Leave the pictures out and quote every line from the start of the listing to the line with "(s1.east) -- (o1.west);", inclusive.

'''

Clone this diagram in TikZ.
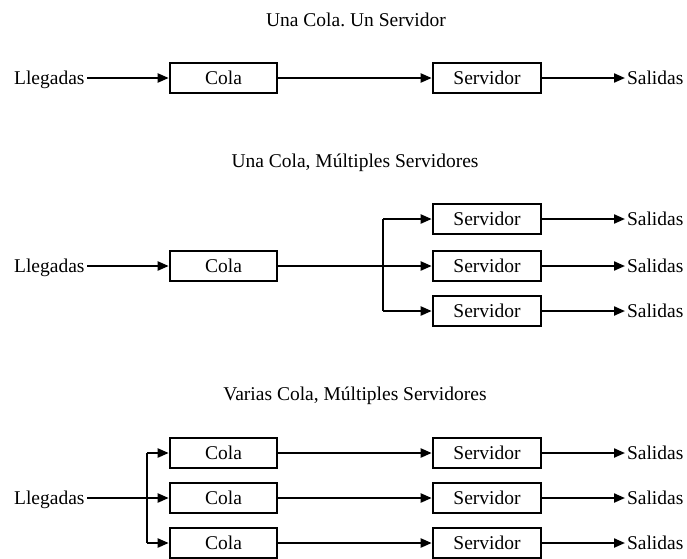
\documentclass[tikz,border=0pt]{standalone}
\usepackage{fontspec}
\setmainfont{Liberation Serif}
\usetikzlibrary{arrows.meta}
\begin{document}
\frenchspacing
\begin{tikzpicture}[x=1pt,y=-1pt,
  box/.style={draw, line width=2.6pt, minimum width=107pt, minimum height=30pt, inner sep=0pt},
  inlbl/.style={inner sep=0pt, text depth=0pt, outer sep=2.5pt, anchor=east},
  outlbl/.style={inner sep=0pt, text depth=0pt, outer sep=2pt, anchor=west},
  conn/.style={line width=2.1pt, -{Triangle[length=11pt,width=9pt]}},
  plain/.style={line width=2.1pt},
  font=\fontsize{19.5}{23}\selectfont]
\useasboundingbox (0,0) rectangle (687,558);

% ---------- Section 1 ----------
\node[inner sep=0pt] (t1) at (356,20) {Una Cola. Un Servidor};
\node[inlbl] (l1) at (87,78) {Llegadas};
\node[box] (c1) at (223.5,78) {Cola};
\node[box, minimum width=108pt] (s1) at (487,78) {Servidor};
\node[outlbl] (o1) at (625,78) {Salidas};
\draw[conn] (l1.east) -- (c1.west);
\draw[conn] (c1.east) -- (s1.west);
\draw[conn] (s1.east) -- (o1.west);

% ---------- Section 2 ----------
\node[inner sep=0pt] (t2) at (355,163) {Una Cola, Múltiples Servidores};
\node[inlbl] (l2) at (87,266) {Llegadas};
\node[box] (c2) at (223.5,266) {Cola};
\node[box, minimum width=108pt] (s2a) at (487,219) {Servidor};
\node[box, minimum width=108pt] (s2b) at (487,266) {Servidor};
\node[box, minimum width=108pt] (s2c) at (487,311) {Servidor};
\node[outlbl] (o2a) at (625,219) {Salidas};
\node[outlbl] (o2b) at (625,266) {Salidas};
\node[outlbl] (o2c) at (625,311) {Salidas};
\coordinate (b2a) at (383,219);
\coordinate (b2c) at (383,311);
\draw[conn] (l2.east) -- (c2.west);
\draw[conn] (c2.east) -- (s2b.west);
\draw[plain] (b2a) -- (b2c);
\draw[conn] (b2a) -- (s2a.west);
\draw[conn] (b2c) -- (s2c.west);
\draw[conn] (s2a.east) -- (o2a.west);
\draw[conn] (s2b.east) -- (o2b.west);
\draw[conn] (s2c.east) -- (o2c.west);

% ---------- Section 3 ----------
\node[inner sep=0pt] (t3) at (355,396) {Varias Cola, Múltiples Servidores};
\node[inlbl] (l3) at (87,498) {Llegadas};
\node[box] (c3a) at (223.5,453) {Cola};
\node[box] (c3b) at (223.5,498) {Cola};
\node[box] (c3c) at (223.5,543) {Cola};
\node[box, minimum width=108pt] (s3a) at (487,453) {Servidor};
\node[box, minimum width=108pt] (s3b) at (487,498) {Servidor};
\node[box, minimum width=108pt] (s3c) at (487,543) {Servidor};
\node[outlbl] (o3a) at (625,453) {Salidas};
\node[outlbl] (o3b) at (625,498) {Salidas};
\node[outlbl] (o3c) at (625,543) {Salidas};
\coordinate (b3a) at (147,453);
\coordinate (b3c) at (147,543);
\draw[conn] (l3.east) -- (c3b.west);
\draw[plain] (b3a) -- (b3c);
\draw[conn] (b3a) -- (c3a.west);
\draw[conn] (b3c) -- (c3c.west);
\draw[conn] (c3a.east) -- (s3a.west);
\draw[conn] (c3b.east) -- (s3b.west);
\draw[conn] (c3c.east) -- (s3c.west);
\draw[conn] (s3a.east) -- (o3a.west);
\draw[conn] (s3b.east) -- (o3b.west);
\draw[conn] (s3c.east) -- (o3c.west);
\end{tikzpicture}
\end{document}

'''

The response ::
Clone this diagram in TikZ.
\documentclass[tikz,border=0pt]{standalone}
\usepackage{fontspec}
\setmainfont{Liberation Serif}
\usetikzlibrary{arrows.meta}
\begin{document}
\frenchspacing
\begin{tikzpicture}[x=1pt,y=-1pt,
  box/.style={draw, line width=2.6pt, minimum width=107pt, minimum height=30pt, inner sep=0pt},
  inlbl/.style={inner sep=0pt, text depth=0pt, outer sep=2.5pt, anchor=east},
  outlbl/.style={inner sep=0pt, text depth=0pt, outer sep=2pt, anchor=west},
  conn/.style={line width=2.1pt, -{Triangle[length=11pt,width=9pt]}},
  plain/.style={line width=2.1pt},
  font=\fontsize{19.5}{23}\selectfont]
\useasboundingbox (0,0) rectangle (687,558);

% ---------- Section 1 ----------
\node[inner sep=0pt] (t1) at (356,20) {Una Cola. Un Servidor};
\node[inlbl] (l1) at (87,78) {Llegadas};
\node[box] (c1) at (223.5,78) {Cola};
\node[box, minimum width=108pt] (s1) at (487,78) {Servidor};
\node[outlbl] (o1) at (625,78) {Salidas};
\draw[conn] (l1.east) -- (c1.west);
\draw[conn] (c1.east) -- (s1.west);
\draw[conn] (s1.east) -- (o1.west);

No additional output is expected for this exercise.